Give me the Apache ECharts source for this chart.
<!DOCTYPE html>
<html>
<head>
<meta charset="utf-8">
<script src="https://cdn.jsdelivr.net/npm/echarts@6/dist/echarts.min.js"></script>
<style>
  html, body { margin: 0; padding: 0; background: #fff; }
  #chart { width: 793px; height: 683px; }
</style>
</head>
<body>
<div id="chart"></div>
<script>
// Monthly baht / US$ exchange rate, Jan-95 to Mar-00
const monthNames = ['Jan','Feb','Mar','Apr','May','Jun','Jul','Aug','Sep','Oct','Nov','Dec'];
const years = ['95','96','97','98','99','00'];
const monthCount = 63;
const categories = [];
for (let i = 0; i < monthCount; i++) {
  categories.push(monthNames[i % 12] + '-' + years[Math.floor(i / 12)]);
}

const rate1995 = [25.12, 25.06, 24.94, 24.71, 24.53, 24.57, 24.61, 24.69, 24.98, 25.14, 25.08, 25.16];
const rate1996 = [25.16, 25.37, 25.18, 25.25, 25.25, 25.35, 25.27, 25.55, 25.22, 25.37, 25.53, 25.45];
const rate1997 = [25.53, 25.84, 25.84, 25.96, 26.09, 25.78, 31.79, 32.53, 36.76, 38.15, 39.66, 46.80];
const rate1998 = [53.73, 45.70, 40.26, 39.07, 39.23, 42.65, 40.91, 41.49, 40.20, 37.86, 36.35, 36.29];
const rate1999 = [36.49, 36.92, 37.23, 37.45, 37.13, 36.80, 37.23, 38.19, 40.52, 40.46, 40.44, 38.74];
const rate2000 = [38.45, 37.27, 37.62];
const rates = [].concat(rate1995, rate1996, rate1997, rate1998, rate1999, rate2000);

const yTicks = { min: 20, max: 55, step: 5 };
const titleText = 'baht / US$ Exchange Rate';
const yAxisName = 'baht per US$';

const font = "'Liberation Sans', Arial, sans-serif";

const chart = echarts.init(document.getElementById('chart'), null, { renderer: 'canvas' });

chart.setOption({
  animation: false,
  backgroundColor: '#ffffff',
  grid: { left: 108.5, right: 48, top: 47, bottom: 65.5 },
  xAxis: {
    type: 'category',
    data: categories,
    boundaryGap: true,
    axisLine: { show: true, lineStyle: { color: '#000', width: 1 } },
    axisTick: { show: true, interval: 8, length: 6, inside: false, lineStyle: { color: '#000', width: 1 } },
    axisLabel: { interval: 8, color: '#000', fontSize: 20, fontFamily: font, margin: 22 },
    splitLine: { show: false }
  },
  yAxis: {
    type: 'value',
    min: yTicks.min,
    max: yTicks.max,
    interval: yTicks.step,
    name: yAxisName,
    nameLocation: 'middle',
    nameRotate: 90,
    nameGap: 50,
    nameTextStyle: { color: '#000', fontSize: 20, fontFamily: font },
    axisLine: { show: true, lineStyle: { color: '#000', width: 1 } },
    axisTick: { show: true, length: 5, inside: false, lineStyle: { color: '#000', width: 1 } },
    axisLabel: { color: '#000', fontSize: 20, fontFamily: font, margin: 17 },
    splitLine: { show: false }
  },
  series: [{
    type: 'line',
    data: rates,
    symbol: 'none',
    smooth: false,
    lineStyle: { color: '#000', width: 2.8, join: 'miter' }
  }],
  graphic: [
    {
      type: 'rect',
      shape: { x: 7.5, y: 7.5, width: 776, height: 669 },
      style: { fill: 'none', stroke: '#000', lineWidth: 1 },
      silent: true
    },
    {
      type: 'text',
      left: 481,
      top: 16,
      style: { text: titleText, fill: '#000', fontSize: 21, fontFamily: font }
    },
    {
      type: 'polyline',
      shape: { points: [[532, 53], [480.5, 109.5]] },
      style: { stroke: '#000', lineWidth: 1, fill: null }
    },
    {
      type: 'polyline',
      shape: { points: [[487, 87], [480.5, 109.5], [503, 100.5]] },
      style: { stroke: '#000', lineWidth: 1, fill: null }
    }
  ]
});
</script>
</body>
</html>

----

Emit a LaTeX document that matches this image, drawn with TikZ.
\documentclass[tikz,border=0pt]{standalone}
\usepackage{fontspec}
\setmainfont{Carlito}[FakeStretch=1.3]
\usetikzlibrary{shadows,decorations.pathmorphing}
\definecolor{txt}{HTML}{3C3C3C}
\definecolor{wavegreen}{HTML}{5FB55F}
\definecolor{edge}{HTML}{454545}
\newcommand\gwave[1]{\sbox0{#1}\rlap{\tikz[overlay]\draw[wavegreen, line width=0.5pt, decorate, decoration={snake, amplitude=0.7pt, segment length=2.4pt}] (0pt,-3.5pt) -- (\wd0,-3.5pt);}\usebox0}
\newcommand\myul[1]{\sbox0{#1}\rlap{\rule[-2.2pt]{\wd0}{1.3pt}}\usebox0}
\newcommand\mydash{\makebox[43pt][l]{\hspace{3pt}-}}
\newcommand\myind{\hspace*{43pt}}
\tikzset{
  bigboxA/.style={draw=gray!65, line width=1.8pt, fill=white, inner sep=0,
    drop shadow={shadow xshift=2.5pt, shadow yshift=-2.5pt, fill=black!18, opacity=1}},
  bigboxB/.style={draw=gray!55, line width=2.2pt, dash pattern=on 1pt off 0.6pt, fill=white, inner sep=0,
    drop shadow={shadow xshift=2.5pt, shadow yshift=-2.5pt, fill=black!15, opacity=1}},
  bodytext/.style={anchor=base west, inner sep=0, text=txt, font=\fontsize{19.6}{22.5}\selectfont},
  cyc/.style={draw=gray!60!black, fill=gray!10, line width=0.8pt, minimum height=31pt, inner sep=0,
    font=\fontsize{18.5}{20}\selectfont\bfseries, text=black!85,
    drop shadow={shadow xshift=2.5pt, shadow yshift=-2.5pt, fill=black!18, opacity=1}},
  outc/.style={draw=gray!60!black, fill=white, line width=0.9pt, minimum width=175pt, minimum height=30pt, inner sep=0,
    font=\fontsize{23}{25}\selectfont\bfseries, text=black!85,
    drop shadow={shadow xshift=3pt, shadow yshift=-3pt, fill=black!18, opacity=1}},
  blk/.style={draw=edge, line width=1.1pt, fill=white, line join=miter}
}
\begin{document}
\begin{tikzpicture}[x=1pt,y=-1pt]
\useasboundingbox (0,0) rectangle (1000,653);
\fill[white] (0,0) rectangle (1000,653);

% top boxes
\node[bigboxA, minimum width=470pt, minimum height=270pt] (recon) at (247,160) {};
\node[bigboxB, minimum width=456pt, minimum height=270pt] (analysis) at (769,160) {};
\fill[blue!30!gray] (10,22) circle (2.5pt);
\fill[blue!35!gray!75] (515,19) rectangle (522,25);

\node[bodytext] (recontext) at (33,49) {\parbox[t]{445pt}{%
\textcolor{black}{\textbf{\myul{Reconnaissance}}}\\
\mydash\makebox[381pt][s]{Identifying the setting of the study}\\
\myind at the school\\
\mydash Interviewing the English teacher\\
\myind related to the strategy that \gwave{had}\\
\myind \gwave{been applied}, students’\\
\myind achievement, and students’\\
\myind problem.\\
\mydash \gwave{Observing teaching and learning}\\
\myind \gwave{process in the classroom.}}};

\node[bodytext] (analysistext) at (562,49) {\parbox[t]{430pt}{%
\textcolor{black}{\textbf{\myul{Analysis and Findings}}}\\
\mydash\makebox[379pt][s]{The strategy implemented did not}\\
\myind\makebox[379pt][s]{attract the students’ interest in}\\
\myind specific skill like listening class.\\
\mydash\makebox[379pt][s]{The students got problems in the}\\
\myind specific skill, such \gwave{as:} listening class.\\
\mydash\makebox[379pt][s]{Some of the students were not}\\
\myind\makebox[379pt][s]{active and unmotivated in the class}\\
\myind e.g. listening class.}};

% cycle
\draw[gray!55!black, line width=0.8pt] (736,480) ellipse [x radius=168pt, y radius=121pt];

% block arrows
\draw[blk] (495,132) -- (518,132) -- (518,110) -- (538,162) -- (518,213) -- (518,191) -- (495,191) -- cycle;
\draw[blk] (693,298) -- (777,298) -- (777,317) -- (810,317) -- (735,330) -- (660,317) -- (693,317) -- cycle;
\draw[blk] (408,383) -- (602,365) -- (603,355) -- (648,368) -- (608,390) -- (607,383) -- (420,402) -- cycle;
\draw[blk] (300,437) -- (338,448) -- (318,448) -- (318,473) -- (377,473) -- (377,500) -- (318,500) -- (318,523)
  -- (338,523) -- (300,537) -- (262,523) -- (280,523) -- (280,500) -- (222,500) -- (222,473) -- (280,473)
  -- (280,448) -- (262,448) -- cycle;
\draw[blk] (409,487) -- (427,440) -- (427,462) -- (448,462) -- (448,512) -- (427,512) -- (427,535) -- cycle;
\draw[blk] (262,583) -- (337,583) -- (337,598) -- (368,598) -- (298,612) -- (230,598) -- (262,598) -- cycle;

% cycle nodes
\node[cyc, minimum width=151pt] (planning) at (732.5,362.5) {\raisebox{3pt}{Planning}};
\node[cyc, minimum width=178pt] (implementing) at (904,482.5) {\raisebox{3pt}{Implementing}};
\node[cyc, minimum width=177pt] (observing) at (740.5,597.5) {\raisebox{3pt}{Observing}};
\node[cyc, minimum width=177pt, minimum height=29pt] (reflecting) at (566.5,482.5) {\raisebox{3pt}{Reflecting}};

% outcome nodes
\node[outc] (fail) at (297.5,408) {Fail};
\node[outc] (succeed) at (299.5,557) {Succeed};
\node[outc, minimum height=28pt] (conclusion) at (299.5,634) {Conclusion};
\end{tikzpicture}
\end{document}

----

Goal: For each line of the entries that includes "this", show that line.

The result:
Give me the Apache ECharts source for this chart.
Emit a LaTeX document that matches this image, drawn with TikZ.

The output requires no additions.